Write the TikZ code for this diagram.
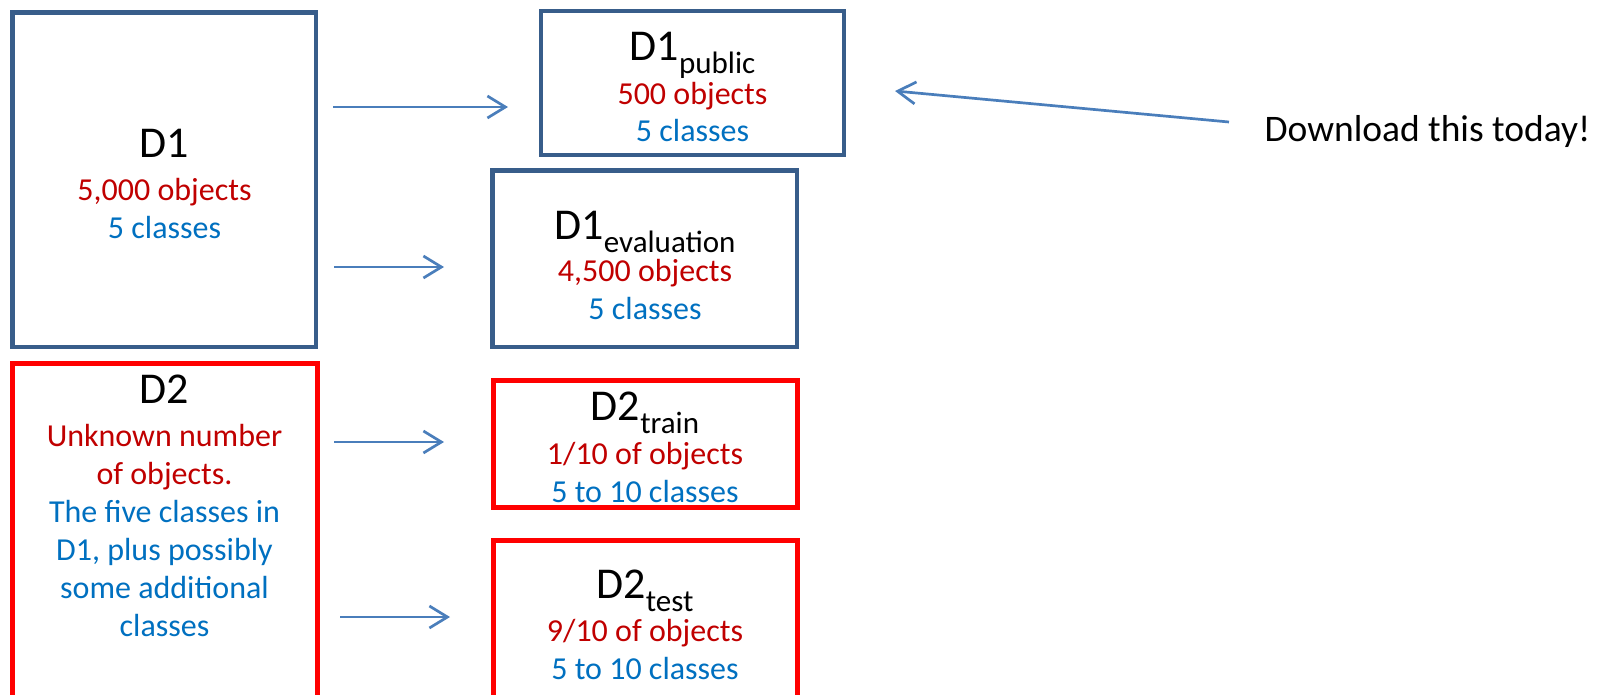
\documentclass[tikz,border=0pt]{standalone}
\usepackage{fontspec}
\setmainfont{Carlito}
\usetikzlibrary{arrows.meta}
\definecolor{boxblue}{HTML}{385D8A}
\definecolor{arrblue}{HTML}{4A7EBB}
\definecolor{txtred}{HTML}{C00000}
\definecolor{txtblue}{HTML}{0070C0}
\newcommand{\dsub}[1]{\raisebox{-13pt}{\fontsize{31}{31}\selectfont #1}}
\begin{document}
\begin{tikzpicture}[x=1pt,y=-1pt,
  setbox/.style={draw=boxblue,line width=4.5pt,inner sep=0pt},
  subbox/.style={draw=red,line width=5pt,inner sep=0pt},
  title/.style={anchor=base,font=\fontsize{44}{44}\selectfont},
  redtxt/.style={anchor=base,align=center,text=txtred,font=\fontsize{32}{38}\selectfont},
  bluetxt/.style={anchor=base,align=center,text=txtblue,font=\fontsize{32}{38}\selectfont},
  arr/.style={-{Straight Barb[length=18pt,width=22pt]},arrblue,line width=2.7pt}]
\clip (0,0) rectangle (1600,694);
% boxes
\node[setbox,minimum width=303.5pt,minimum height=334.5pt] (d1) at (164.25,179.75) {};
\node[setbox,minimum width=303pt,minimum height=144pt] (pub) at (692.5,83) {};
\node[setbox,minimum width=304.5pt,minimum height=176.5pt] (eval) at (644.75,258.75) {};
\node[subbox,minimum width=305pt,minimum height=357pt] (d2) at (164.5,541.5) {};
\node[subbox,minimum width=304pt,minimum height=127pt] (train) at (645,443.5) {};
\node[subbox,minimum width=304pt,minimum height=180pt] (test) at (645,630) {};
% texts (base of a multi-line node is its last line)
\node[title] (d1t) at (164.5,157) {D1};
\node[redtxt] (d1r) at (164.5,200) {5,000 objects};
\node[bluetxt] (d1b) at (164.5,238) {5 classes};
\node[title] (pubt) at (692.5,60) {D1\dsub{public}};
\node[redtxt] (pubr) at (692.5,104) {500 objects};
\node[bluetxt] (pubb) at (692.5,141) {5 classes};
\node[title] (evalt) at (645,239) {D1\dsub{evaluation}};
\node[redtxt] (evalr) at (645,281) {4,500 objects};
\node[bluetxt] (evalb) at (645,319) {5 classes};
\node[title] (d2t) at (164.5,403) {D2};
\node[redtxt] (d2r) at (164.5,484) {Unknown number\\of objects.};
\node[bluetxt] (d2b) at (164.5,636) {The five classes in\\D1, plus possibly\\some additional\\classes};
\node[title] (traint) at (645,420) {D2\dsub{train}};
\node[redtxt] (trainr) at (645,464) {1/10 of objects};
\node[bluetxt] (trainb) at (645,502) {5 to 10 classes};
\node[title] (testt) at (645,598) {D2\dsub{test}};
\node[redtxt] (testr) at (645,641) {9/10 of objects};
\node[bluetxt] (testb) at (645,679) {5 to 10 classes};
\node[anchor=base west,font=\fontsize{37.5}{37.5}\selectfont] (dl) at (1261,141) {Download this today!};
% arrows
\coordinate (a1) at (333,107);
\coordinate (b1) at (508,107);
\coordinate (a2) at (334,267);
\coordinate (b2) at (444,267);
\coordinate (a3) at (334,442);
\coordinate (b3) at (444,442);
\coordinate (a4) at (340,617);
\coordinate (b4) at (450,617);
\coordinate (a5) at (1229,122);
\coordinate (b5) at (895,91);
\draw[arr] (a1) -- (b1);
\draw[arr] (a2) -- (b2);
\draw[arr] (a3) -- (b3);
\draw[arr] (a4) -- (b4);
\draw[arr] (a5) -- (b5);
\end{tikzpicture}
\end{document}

# Exercise objective:
Copy all the data exactly as written, but skip any picture.

# Result of this task:
Write the TikZ code for this diagram.
\documentclass[tikz,border=0pt]{standalone}
\usepackage{fontspec}
\setmainfont{Carlito}
\usetikzlibrary{arrows.meta}
\definecolor{boxblue}{HTML}{385D8A}
\definecolor{arrblue}{HTML}{4A7EBB}
\definecolor{txtred}{HTML}{C00000}
\definecolor{txtblue}{HTML}{0070C0}
\newcommand{\dsub}[1]{\raisebox{-13pt}{\fontsize{31}{31}\selectfont #1}}
\begin{document}
\begin{tikzpicture}[x=1pt,y=-1pt,
  setbox/.style={draw=boxblue,line width=4.5pt,inner sep=0pt},
  subbox/.style={draw=red,line width=5pt,inner sep=0pt},
  title/.style={anchor=base,font=\fontsize{44}{44}\selectfont},
  redtxt/.style={anchor=base,align=center,text=txtred,font=\fontsize{32}{38}\selectfont},
  bluetxt/.style={anchor=base,align=center,text=txtblue,font=\fontsize{32}{38}\selectfont},
  arr/.style={-{Straight Barb[length=18pt,width=22pt]},arrblue,line width=2.7pt}]
\clip (0,0) rectangle (1600,694);
% boxes
\node[setbox,minimum width=303.5pt,minimum height=334.5pt] (d1) at (164.25,179.75) {};
\node[setbox,minimum width=303pt,minimum height=144pt] (pub) at (692.5,83) {};
\node[setbox,minimum width=304.5pt,minimum height=176.5pt] (eval) at (644.75,258.75) {};
\node[subbox,minimum width=305pt,minimum height=357pt] (d2) at (164.5,541.5) {};
\node[subbox,minimum width=304pt,minimum height=127pt] (train) at (645,443.5) {};
\node[subbox,minimum width=304pt,minimum height=180pt] (test) at (645,630) {};
% texts (base of a multi-line node is its last line)
\node[title] (d1t) at (164.5,157) {D1};
\node[redtxt] (d1r) at (164.5,200) {5,000 objects};
\node[bluetxt] (d1b) at (164.5,238) {5 classes};
\node[title] (pubt) at (692.5,60) {D1\dsub{public}};
\node[redtxt] (pubr) at (692.5,104) {500 objects};
\node[bluetxt] (pubb) at (692.5,141) {5 classes};
\node[title] (evalt) at (645,239) {D1\dsub{evaluation}};
\node[redtxt] (evalr) at (645,281) {4,500 objects};
\node[bluetxt] (evalb) at (645,319) {5 classes};
\node[title] (d2t) at (164.5,403) {D2};
\node[redtxt] (d2r) at (164.5,484) {Unknown number\\of objects.};
\node[bluetxt] (d2b) at (164.5,636) {The five classes in\\D1, plus possibly\\some additional\\classes};
\node[title] (traint) at (645,420) {D2\dsub{train}};
\node[redtxt] (trainr) at (645,464) {1/10 of objects};
\node[bluetxt] (trainb) at (645,502) {5 to 10 classes};
\node[title] (testt) at (645,598) {D2\dsub{test}};
\node[redtxt] (testr) at (645,641) {9/10 of objects};
\node[bluetxt] (testb) at (645,679) {5 to 10 classes};
\node[anchor=base west,font=\fontsize{37.5}{37.5}\selectfont] (dl) at (1261,141) {Download this today!};
% arrows
\coordinate (a1) at (333,107);
\coordinate (b1) at (508,107);
\coordinate (a2) at (334,267);
\coordinate (b2) at (444,267);
\coordinate (a3) at (334,442);
\coordinate (b3) at (444,442);
\coordinate (a4) at (340,617);
\coordinate (b4) at (450,617);
\coordinate (a5) at (1229,122);
\coordinate (b5) at (895,91);
\draw[arr] (a1) -- (b1);
\draw[arr] (a2) -- (b2);
\draw[arr] (a3) -- (b3);
\draw[arr] (a4) -- (b4);
\draw[arr] (a5) -- (b5);
\end{tikzpicture}
\end{document}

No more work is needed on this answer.